Peru - Migration



During the guano boom in the 1860s and 1870s, the Peruvian government imported Chinese laborers to mine the guano deposits, build railroads, and work on cotton plantations. Since then, Peru has not attracted large numbers of immigrants, although there are Japanese as well as Chinese enclaves in the coastal cities. In 1991, 377,485 Peruvians left the country, and 309,136 returned. The US was the leading country of destination (38%), with Chile second. Arrivals by foreigners outnumbered departures by 7,789. In 1999, Peru continued to produce more refugees than it received, due particularly to human rights violations.
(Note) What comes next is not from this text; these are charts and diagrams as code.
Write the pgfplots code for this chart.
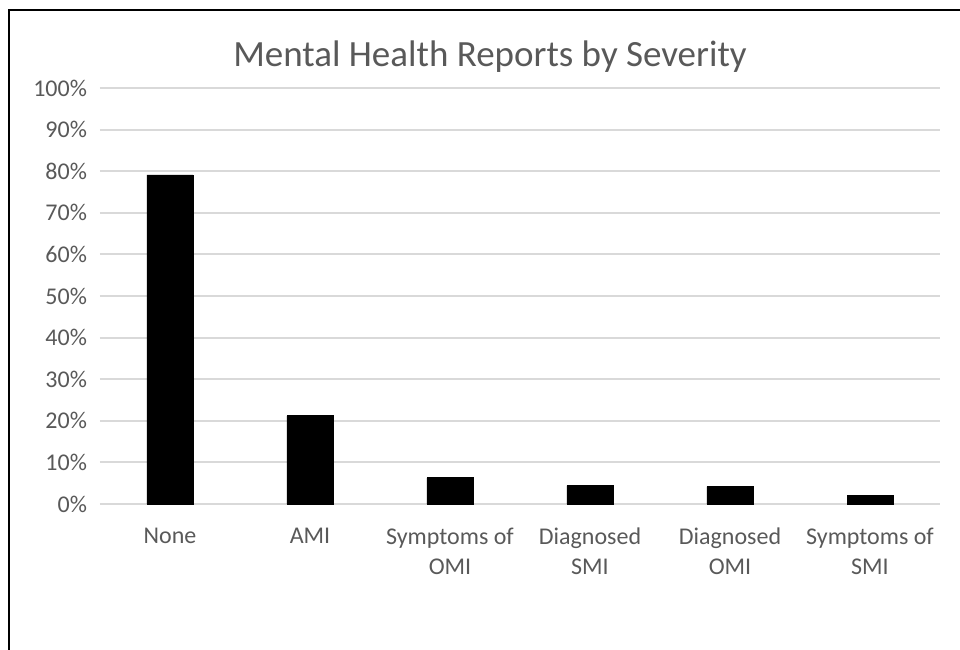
\documentclass[border=0pt]{standalone}
\usepackage{pgfplots}
\pgfplotsset{compat=1.18}
\usepackage{fontspec}
\setmainfont{Carlito}
\definecolor{gridgray}{RGB}{217,217,217}
\definecolor{txtgray}{RGB}{89,89,89}
\begin{document}
\begin{tikzpicture}
\useasboundingbox (0,0) rectangle (480pt,324.5pt);
\draw[line width=1.2pt,black] (4.5pt,-2pt) -- (4.5pt,319.5pt) -- (482pt,319.5pt);
\begin{axis}[
  at={(50pt,72.5pt)}, anchor=south west,
  scale only axis,
  width=420pt, height=208pt,
  xmin=-0.5, xmax=5.5,
  ymin=0, ymax=100,
  axis line style={draw=none},
  major tick length=0pt,
  ytick={0,10,...,100},
  yticklabels={0\%,10\%,20\%,30\%,40\%,50\%,60\%,70\%,80\%,90\%,100\%},
  xtick={0,1,2,3,4,5},
  xticklabels={None,AMI,Symptoms of\\OMI,Diagnosed\\SMI,Diagnosed\\OMI,Symptoms of\\SMI},
  xticklabel style={align=center, font=\fontsize{12}{15}\selectfont, text=txtgray, yshift=-8.5pt},
  yticklabel style={font=\fontsize{12}{15}\selectfont, text=txtgray, xshift=-3pt},
  ymajorgrids,
  grid style={gridgray, line width=1pt},
  title={Mental Health Reports by Severity},
  title style={font=\fontsize{18.5}{22}\selectfont, text=txtgray, at={(0.5,1)}, xshift=-15pt, yshift=-2pt},
  clip=false,
]
\addplot[ybar, bar width=23pt, fill=black, draw=black] coordinates {
  (0,79.1) (1,21.2) (2,6.3) (3,4.4) (4,4.2) (5,2.0)
};
\end{axis}
\end{tikzpicture}
\end{document}
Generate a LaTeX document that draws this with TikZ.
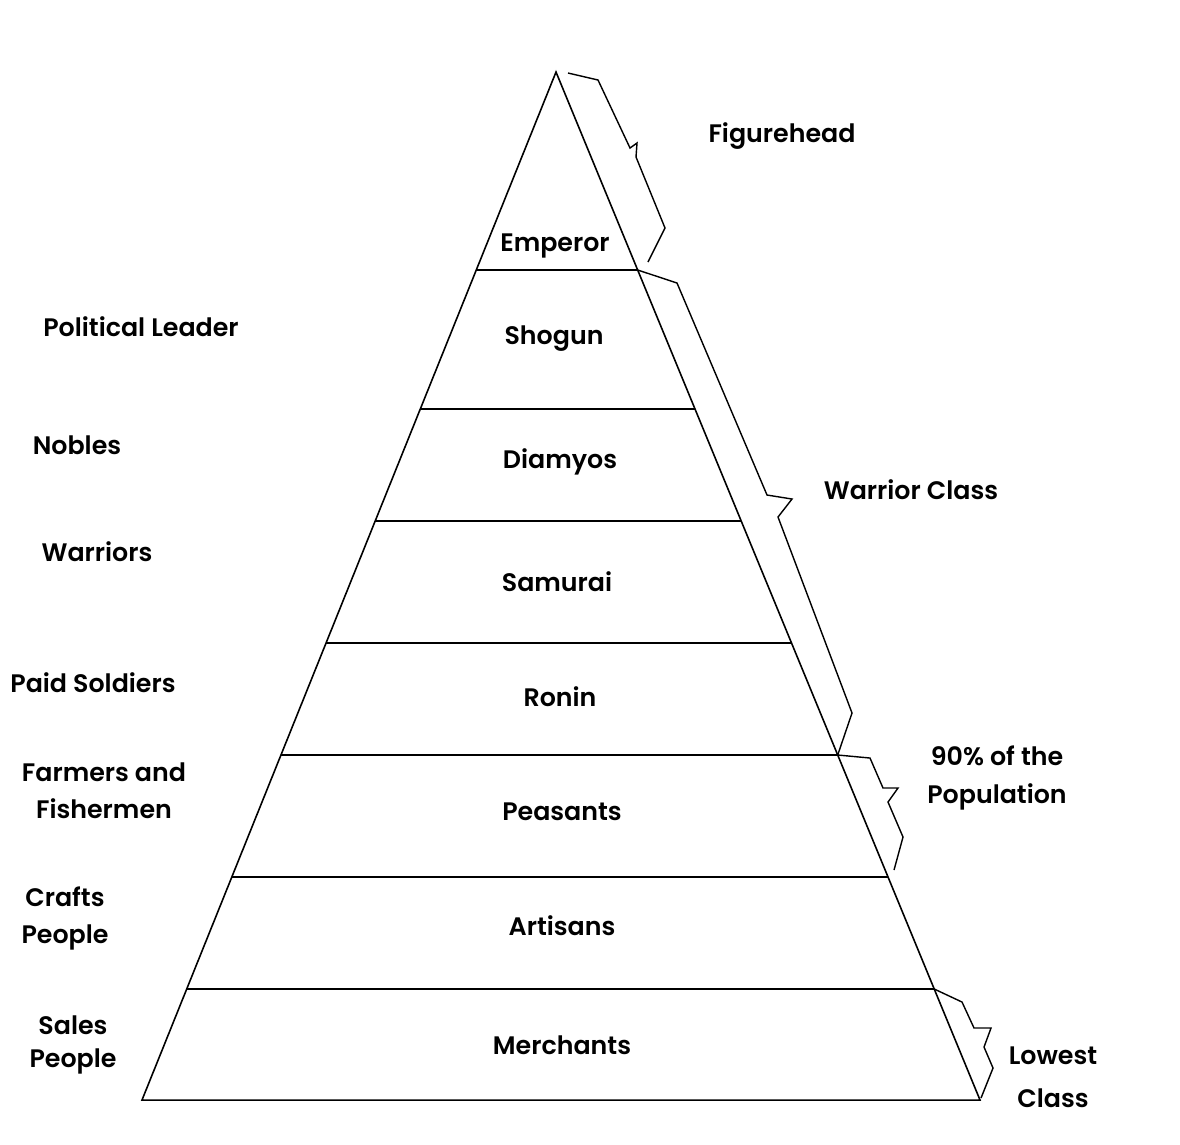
\documentclass[tikz,border=0pt]{standalone}
\usepackage{fontspec}
\usetikzlibrary{calc}
\setmainfont{Poppins}[BoldFont={Poppins SemiBold}]
\begin{document}
\begin{tikzpicture}[x=0.01cm,y=-0.01cm,
  lbl/.style={font=\fontsize{7.2}{9}\selectfont\bfseries, inner sep=0pt, align=center},
  edge/.style={line width=0.45pt, black},
  brace/.style={line width=0.4pt, black, line join=miter}]
\useasboundingbox (0,0) rectangle (1180,1144);
% pyramid
\coordinate (apex) at (556,72);
\coordinate (bl) at (142,1100);
\coordinate (br) at (980,1100);
\draw[edge] (bl) -- (apex) -- (br) -- cycle;
\foreach \y/\n in {270/a,409/b,521/c,643/d,755/e,877/f,989/g}{
  \pgfmathsetmacro{\t}{(\y-72)/1028}
  \draw[edge] ($(apex)!\t!(bl)$) coordinate (L\n) -- ($(apex)!\t!(br)$) coordinate (R\n);
}
% braces
\draw[brace] (568,73) -- (598,80) -- (630,148) -- (637,143) -- (636,157) -- (665,228) -- (648,262);
\draw[brace] (Ra) -- (677,283) -- (767,495) -- (792,499) -- (778,517) -- (852,713) -- (Re);
\draw[brace] (Re) -- (870,758) -- (883,788) -- (898,788) -- (888,802) -- (903,837) -- (894,870);
\draw[brace] (Rg) -- (962,1002) -- (974,1028) -- (991,1028) -- (984,1047) -- (993,1068) -- (981,1098);
% labels
\node[lbl] (figurehead) at (782,136) {Figurehead};
\node[lbl] (emperor) at (555,246) {Emperor};
\node[lbl] (political) at (141,327) {Political Leader};
\node[lbl] (shogun) at (554,339) {Shogun};
\node[lbl] (nobles) at (77,445) {Nobles};
\node[lbl] (diamyos) at (560,462) {Diamyos};
\node[lbl] (warriorclass) at (911,490) {Warrior Class};
\node[lbl] (warriors) at (97,552) {Warriors};
\node[lbl] (samurai) at (557,582) {Samurai};
\node[lbl] (paid) at (93,683) {Paid Soldiers};
\node[lbl] (ronin) at (560,697) {Ronin};
\node[lbl] (farmers) at (104,791) {Farmers and\\[1.5pt]Fishermen};
\node[lbl] (ninety) at (997,778) {90\% of the\\[1.8pt]Population};
\node[lbl] (peasants) at (562,812) {Peasants};
\node[lbl] (crafts) at (65,918) {Crafts\\[1.5pt]People};
\node[lbl] (artisans) at (562,926) {Artisans};
\node[lbl] (sales) at (73,1045) {Sales\\[0.5pt]People};
\node[lbl] (merchants) at (562,1045) {Merchants};
\node[lbl] (lowest) at (1053,1077) {Lowest\\[3.2pt]Class};
\end{tikzpicture}
\end{document}
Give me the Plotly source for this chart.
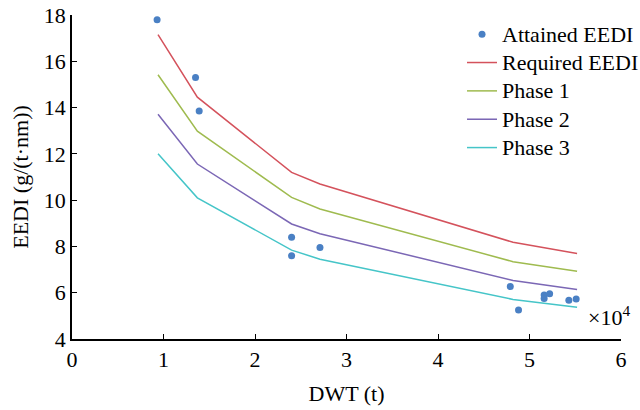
import plotly.graph_objects as go

# Attained EEDI of individual ships (DWT in units of 10^4 t)
ship_dwt = [0.93, 1.35, 1.39, 2.40, 2.40, 2.71, 4.79, 4.88, 5.16, 5.16, 5.22, 5.43, 5.51]
attained_eedi = [17.8, 15.3, 13.85, 8.4, 7.6, 7.95, 6.27, 5.25, 5.9, 5.75, 5.95, 5.67, 5.73]

# Reference lines (DWT in units of 10^4 t)
ref_dwt = [0.94, 1.37, 2.40, 2.71, 4.82, 5.52]
required_eedi = [17.15, 14.45, 11.2, 10.7, 8.18, 7.69]
phase1_eedi = [15.42, 12.98, 10.12, 9.62, 7.34, 6.93]
phase2_eedi = [13.71, 11.56, 8.97, 8.55, 6.53, 6.14]
phase3_eedi = [12.0, 10.1, 7.84, 7.45, 5.71, 5.37]

x_ticks = [0, 1, 2, 3, 4, 5, 6]
y_ticks = [4, 6, 8, 10, 12, 14, 16, 18]

FONT = "Liberation Serif"
SIZE = 22


def legend_label(text):
    # legend row height follows the legend font; the label itself is set larger
    return f'<span style="font-size:{SIZE}px">{text}</span>'


fig = go.Figure()
fig.add_trace(go.Scatter(x=ship_dwt, y=attained_eedi, mode="markers",
                         name=legend_label("Attained EEDI"),
                         marker=dict(color="#4a80c4", size=7)))
line_series = [
    ("Required EEDI", required_eedi, "#d4525c"),
    ("Phase 1", phase1_eedi, "#9fbb4f"),
    ("Phase 2", phase2_eedi, "#7b67b5"),
    ("Phase 3", phase3_eedi, "#45c5c8"),
]
for name, vals, color in line_series:
    fig.add_trace(go.Scatter(x=ref_dwt, y=vals, mode="lines", name=legend_label(name),
                             line=dict(color=color, width=1.5)))

axis_common = dict(showline=True, linecolor="black", linewidth=1.5, ticks="inside",
                   ticklen=5, tickcolor="black", tickwidth=1.2, showgrid=False,
                   zeroline=False, tickfont=dict(family=FONT, size=SIZE, color="black"),
                   mirror=False, automargin=False)

fig.update_layout(
    width=640, height=410,
    margin=dict(l=72, r=19, t=15, b=71, autoexpand=False),
    plot_bgcolor="white", paper_bgcolor="white",
    font=dict(family=FONT, size=SIZE, color="black"),
    xaxis=dict(range=[0, 6], tickvals=x_ticks,
               title=dict(text="DWT (t)", font=dict(family=FONT, size=SIZE), standoff=14),
               **axis_common),
    yaxis=dict(range=[4, 18], tickvals=y_ticks,
               title=dict(text="EEDI (g/(t·nm))", font=dict(family=FONT, size=SIZE), standoff=9),
               **axis_common),
    legend=dict(x=0.7104, y=1.0, xanchor="left", yanchor="top", bgcolor="rgba(0,0,0,0)",
                font=dict(family=FONT, size=19.5), tracegroupgap=0),
    showlegend=True,
)
fig.add_annotation(x=1.02, y=0.07, xref="paper", yref="paper", xanchor="right", yanchor="middle",
                   text="×10<sup>4</sup>", showarrow=False,
                   font=dict(family=FONT, size=SIZE, color="black"))

fig.write_html("out.html")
As of 1999, there were 433 recognized refugees, most of them from Latin American countries.

Recent governments have encouraged the movement of people into the empty areas of the eastern Andean slopes (the high selva) in order to bring the eastern provinces into the national economic mainstream. Since the 1950s, however, the main trend has been in the reverse, from the sierra to the coastal cities. Lima has received the bulk of rural migrants, and by the mid 1990s the metropolitan area of Lima supported nearly one-third of the total national population.

In 2000, the net migration rate was -1.1 migrants per 1,000 population. The total number of migrants living in Peru in that year was 46,000. The government views the migration levels as satisfactory.